WORK REQUIRED: Return each line of the listing below, unchanged, and omit the images.

MATERIAL:
====================

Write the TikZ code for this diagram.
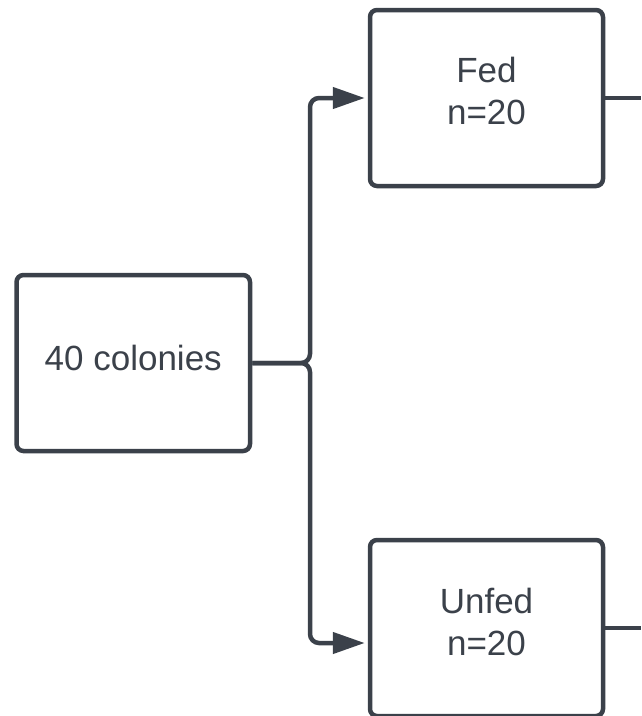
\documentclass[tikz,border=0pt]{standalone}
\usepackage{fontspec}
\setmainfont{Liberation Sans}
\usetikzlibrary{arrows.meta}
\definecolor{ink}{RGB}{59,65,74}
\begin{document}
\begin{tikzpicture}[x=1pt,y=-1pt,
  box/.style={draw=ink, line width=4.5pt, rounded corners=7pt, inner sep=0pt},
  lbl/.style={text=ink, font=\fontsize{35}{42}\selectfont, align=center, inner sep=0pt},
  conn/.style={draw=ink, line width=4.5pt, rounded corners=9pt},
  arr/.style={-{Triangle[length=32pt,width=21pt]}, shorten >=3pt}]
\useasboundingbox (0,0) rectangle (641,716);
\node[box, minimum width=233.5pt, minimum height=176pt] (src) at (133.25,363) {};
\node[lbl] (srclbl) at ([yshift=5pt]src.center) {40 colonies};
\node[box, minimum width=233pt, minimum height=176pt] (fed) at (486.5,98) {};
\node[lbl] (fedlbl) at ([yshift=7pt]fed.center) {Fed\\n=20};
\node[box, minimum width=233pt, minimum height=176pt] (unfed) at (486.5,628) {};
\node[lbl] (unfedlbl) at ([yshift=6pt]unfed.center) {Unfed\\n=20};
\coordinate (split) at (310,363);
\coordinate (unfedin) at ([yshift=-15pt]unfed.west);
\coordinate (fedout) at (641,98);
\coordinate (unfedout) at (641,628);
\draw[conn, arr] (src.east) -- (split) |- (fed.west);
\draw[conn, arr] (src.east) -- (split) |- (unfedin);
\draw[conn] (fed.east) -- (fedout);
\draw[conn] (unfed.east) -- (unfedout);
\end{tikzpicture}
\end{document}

====================

ANSWER TO THIS PROBLEM:
Write the TikZ code for this diagram.
\documentclass[tikz,border=0pt]{standalone}
\usepackage{fontspec}
\setmainfont{Liberation Sans}
\usetikzlibrary{arrows.meta}
\definecolor{ink}{RGB}{59,65,74}
\begin{document}
\begin{tikzpicture}[x=1pt,y=-1pt,
  box/.style={draw=ink, line width=4.5pt, rounded corners=7pt, inner sep=0pt},
  lbl/.style={text=ink, font=\fontsize{35}{42}\selectfont, align=center, inner sep=0pt},
  conn/.style={draw=ink, line width=4.5pt, rounded corners=9pt},
  arr/.style={-{Triangle[length=32pt,width=21pt]}, shorten >=3pt}]
\useasboundingbox (0,0) rectangle (641,716);
\node[box, minimum width=233.5pt, minimum height=176pt] (src) at (133.25,363) {};
\node[lbl] (srclbl) at ([yshift=5pt]src.center) {40 colonies};
\node[box, minimum width=233pt, minimum height=176pt] (fed) at (486.5,98) {};
\node[lbl] (fedlbl) at ([yshift=7pt]fed.center) {Fed\\n=20};
\node[box, minimum width=233pt, minimum height=176pt] (unfed) at (486.5,628) {};
\node[lbl] (unfedlbl) at ([yshift=6pt]unfed.center) {Unfed\\n=20};
\coordinate (split) at (310,363);
\coordinate (unfedin) at ([yshift=-15pt]unfed.west);
\coordinate (fedout) at (641,98);
\coordinate (unfedout) at (641,628);
\draw[conn, arr] (src.east) -- (split) |- (fed.west);
\draw[conn, arr] (src.east) -- (split) |- (unfedin);
\draw[conn] (fed.east) -- (fedout);
\draw[conn] (unfed.east) -- (unfedout);
\end{tikzpicture}
\end{document}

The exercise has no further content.